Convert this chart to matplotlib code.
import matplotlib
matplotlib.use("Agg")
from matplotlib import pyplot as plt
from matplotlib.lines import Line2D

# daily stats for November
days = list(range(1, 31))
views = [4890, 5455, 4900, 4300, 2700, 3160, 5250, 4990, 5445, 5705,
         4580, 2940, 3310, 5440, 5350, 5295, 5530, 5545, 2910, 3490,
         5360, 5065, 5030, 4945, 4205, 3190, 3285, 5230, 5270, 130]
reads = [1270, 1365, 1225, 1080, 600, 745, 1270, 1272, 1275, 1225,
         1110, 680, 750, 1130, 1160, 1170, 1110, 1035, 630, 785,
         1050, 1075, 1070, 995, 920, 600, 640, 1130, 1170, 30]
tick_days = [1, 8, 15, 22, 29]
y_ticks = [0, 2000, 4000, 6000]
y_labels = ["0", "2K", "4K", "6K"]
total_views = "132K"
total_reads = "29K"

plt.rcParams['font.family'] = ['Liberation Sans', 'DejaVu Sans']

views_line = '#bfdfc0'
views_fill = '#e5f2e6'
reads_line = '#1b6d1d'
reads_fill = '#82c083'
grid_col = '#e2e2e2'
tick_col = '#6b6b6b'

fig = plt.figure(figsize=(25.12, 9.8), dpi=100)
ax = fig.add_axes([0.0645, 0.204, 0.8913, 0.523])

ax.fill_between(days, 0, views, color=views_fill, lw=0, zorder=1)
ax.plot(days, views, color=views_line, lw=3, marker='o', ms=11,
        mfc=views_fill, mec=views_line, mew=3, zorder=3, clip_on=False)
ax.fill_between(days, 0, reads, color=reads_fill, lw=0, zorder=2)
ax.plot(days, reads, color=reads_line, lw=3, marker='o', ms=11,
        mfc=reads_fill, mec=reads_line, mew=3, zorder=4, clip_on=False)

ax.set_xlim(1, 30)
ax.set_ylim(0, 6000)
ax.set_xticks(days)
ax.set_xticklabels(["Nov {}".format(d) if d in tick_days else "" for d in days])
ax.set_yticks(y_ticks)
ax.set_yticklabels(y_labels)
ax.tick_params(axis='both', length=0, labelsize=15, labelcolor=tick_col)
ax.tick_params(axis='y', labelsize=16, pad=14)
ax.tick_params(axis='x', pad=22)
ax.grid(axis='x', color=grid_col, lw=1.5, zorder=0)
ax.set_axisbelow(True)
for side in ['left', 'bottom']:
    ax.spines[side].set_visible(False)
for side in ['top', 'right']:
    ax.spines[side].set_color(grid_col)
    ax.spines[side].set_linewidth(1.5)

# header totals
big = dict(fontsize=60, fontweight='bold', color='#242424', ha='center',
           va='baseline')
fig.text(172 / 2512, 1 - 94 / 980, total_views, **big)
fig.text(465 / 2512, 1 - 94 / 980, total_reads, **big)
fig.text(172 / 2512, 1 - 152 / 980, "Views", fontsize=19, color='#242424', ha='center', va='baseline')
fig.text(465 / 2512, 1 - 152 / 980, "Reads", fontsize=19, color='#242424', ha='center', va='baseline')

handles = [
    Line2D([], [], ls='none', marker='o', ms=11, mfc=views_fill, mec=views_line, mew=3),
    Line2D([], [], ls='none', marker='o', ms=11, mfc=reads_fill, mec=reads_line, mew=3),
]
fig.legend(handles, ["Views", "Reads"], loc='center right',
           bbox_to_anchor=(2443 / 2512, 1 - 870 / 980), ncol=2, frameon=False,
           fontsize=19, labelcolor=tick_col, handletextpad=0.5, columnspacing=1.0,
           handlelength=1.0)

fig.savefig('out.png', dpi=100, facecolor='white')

::::::::::

### TASK STATEMENT
Exactly as they appear, please write out the lines from the opening of the listing above down to the line containing "ax = fig.add_axes([0.0645, 0.204, 0.8913, 0.523])", with both end lines included.

### RESPONSE TO THE EXERCISE
Convert this chart to matplotlib code.
import matplotlib
matplotlib.use("Agg")
from matplotlib import pyplot as plt
from matplotlib.lines import Line2D

# daily stats for November
days = list(range(1, 31))
views = [4890, 5455, 4900, 4300, 2700, 3160, 5250, 4990, 5445, 5705,
         4580, 2940, 3310, 5440, 5350, 5295, 5530, 5545, 2910, 3490,
         5360, 5065, 5030, 4945, 4205, 3190, 3285, 5230, 5270, 130]
reads = [1270, 1365, 1225, 1080, 600, 745, 1270, 1272, 1275, 1225,
         1110, 680, 750, 1130, 1160, 1170, 1110, 1035, 630, 785,
         1050, 1075, 1070, 995, 920, 600, 640, 1130, 1170, 30]
tick_days = [1, 8, 15, 22, 29]
y_ticks = [0, 2000, 4000, 6000]
y_labels = ["0", "2K", "4K", "6K"]
total_views = "132K"
total_reads = "29K"

plt.rcParams['font.family'] = ['Liberation Sans', 'DejaVu Sans']

views_line = '#bfdfc0'
views_fill = '#e5f2e6'
reads_line = '#1b6d1d'
reads_fill = '#82c083'
grid_col = '#e2e2e2'
tick_col = '#6b6b6b'

fig = plt.figure(figsize=(25.12, 9.8), dpi=100)
ax = fig.add_axes([0.0645, 0.204, 0.8913, 0.523])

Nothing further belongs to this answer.